Two revolutions roiled the rural South after the mid-1960s: the political revolution wrought by the passage of civil rights legislation, and the ongoing economic revolution brought about by increasing agricultural mechanization. Political empowerment for black southerners coincided with the transformation of southern agriculture and the displacement of thousands of former sharecroppers from the land. Focusing on the plantation regions of Alabama, Louisiana, and Mississippi, Greta de Jong analyzes how social justice activists responded to mass unemployment by lobbying political leaders, initiating antipoverty projects, and forming cooperative enterprises that fostered economic and political autonomy, efforts that encountered strong opposition from free market proponents who opposed government action to solve the crisis.
Making clear the relationship between the civil rights movement and the War on Poverty, this history of rural organizing shows how responses to labor displacement in the South shaped the experiences of other Americans who were affected by mass layoffs in the late twentieth century, shedding light on a debate that continues to reverberate today.
“With an impressive breadth of research, You Can’t Eat Freedom takes us inside communities fighting for civil rights after 1965, looking beyond the much studied earlier period to show us how these ongoing racial struggles were contested on the ground. This book does not shy away from highlighting the prevalence of black poverty after 1965, avoiding the temptation to find silver linings in what is quite a sobering–even bleak–story. This is a nice corrective to the triumphal nature of some civil rights historiography.”
—Timothy J. Minchin, coauthor of After the Dream: Black and White Southerners since 1965
Ibram Kendi: Did you face any challenges conceiving of, researching, writing, revising, publishing, or promoting this book? If so, please share those challenges and how you overcame them?

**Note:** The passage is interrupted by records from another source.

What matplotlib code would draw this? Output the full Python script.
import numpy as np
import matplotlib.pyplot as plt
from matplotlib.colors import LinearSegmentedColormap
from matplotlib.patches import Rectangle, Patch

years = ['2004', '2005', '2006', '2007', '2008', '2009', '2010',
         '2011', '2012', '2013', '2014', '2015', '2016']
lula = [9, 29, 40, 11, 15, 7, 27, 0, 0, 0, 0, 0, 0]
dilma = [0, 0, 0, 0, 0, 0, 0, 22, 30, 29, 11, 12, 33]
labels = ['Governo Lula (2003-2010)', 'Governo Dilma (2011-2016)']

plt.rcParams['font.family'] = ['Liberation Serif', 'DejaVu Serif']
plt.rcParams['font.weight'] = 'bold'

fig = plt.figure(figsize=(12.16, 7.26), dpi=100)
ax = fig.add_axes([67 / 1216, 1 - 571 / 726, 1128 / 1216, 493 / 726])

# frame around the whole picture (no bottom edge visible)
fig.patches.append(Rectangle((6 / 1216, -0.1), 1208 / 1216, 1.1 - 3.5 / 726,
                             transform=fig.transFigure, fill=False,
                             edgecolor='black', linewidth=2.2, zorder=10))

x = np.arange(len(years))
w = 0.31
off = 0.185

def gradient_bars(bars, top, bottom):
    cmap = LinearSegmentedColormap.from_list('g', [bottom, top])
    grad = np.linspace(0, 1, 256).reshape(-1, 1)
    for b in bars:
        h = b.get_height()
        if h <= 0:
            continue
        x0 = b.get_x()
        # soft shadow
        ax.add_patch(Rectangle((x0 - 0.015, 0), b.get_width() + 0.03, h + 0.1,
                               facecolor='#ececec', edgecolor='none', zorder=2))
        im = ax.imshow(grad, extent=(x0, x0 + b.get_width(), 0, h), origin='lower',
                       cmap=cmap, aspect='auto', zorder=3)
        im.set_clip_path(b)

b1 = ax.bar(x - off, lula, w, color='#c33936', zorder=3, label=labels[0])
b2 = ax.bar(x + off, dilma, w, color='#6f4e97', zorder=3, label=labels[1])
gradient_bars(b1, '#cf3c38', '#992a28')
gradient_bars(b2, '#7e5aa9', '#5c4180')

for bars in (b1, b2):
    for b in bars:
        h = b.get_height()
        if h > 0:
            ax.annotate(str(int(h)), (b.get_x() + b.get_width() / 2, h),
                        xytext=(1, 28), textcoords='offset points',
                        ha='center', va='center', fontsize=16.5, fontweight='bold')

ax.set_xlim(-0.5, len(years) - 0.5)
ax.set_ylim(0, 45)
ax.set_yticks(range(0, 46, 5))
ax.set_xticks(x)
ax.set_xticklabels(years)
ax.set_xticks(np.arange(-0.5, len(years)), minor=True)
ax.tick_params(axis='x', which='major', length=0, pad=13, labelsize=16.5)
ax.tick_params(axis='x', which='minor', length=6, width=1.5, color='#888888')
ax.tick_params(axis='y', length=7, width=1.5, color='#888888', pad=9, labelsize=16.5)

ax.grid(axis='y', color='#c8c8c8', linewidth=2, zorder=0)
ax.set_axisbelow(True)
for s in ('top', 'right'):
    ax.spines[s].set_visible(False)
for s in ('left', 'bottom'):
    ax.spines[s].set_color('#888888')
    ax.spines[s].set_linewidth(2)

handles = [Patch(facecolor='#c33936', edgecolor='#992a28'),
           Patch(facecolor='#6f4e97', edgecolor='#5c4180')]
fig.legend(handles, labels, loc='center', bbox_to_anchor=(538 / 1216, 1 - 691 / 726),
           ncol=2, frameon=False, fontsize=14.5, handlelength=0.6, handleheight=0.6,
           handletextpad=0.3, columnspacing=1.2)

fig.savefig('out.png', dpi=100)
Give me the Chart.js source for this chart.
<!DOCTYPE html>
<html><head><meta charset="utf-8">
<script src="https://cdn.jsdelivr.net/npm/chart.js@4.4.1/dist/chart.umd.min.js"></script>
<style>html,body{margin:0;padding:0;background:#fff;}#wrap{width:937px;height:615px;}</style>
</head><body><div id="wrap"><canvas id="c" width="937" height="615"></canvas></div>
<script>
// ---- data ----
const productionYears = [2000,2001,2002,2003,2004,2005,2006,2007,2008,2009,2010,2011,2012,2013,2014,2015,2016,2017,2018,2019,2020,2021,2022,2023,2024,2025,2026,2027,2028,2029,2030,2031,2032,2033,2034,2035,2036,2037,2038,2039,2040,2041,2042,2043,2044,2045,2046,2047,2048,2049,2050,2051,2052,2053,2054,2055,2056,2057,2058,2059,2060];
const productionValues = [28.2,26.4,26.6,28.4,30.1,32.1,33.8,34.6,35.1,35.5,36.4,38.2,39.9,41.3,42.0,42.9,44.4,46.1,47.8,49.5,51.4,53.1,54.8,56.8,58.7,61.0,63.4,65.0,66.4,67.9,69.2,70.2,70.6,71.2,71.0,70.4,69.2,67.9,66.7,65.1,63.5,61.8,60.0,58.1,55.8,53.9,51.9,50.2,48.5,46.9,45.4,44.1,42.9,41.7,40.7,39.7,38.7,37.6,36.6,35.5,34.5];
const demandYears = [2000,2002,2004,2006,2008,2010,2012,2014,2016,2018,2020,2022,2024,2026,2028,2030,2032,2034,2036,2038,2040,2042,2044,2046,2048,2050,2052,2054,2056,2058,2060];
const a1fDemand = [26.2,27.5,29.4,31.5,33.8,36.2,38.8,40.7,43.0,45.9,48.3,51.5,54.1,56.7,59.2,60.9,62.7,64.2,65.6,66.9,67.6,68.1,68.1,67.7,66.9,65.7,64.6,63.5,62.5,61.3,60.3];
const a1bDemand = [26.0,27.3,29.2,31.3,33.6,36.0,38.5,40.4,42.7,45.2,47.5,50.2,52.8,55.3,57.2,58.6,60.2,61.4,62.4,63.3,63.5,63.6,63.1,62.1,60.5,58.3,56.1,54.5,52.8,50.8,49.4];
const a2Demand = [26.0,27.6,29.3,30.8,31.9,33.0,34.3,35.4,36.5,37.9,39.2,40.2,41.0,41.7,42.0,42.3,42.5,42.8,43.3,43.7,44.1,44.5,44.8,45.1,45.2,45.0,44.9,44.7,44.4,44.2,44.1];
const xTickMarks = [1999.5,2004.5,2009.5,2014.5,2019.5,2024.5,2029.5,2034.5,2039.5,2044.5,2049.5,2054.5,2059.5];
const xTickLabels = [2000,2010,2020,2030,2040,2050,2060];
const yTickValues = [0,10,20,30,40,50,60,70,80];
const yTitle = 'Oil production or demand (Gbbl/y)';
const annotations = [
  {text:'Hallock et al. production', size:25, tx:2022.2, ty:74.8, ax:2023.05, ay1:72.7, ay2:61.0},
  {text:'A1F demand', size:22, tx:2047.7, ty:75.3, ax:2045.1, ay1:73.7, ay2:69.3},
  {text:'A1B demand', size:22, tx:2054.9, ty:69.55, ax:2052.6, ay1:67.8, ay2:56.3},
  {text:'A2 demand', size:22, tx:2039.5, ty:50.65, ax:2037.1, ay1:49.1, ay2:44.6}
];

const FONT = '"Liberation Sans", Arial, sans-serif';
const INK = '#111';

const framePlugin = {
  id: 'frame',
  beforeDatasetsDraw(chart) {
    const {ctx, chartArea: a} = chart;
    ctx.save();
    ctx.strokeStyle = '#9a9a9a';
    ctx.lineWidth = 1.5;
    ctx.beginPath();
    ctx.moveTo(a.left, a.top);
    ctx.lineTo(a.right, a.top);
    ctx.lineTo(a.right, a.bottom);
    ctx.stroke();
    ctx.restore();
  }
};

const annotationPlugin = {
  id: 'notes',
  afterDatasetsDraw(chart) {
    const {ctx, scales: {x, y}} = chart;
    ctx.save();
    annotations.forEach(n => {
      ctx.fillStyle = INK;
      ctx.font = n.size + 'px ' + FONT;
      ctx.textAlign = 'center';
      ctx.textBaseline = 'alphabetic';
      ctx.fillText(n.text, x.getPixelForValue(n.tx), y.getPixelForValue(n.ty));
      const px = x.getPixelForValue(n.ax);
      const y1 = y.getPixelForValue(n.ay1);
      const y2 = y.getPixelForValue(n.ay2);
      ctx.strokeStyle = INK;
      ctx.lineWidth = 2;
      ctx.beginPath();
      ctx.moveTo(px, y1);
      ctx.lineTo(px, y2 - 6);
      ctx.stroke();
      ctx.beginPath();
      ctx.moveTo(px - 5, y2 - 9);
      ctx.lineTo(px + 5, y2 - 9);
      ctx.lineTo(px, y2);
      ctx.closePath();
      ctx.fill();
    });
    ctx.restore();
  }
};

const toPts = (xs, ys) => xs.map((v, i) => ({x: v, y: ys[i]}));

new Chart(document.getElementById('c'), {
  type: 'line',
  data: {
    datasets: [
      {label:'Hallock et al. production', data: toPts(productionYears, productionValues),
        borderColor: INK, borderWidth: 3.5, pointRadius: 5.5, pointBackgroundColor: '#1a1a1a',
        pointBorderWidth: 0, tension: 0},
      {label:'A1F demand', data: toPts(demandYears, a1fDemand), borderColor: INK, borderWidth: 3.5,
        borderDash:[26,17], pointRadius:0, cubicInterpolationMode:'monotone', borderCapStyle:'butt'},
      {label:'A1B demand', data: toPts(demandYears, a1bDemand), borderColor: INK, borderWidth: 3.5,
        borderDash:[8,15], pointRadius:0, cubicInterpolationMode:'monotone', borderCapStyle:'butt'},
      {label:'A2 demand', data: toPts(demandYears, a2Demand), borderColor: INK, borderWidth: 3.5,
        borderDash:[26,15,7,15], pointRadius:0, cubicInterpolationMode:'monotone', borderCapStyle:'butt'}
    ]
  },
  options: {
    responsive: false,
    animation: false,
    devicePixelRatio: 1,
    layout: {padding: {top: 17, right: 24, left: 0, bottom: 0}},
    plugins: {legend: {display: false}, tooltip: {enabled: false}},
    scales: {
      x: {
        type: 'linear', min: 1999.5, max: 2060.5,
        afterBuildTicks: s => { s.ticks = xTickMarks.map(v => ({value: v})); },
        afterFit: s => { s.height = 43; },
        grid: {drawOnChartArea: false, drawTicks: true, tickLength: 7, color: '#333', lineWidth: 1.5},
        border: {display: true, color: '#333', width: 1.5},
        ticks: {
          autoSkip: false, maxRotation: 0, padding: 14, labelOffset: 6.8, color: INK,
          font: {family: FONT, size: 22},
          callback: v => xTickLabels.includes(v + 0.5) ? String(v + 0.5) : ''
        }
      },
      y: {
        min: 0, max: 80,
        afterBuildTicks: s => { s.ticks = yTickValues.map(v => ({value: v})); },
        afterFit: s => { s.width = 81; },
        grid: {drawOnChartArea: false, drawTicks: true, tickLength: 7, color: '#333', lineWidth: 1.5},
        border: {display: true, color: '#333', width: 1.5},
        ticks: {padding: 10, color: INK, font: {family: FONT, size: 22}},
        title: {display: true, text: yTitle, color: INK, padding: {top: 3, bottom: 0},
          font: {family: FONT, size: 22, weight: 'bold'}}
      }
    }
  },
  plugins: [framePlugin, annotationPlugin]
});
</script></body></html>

Greta de Jong: I did have trouble conceiving of the project in a way that made it manageable. I had studied the freedom struggle in Louisiana for my dissertation research and first book. Originally, my plan for You Can’t Eat Freedom was to examine how black southerners continued to fight for racial justice after the 1960s and the obstacles that white supremacists continued to place in their way. I expanded my geographical scope to include the plantation regions of Alabama and Mississippi as well as Louisiana, which meant it took longer to research than if I had chosen to focus on a single state. And there was so much to cover in the struggles over economic justice, education, social welfare policy, political power, and other concerns that continued in the late twentieth century. I also took a detour to write Invisible Enemy for Wiley-Blackwell, which meant that some chapters of this book were drafted years apart and at different stages of my thinking on these topics.
Working on Invisible Enemy in between my first book and this one delayed completion of this project for several years, but it also helped me to develop a better sense of what I wanted to do and the contributions I was seeking to make to the historiography. In the end, it all came together after I narrowed the focus down to the problem of labor displacement and the ways that plantation owners, social justice activists, and federal policy makers responded to that. Once I did that, it was much easier to revise the earlier chapters and write new ones that would frame everything into a coherent whole.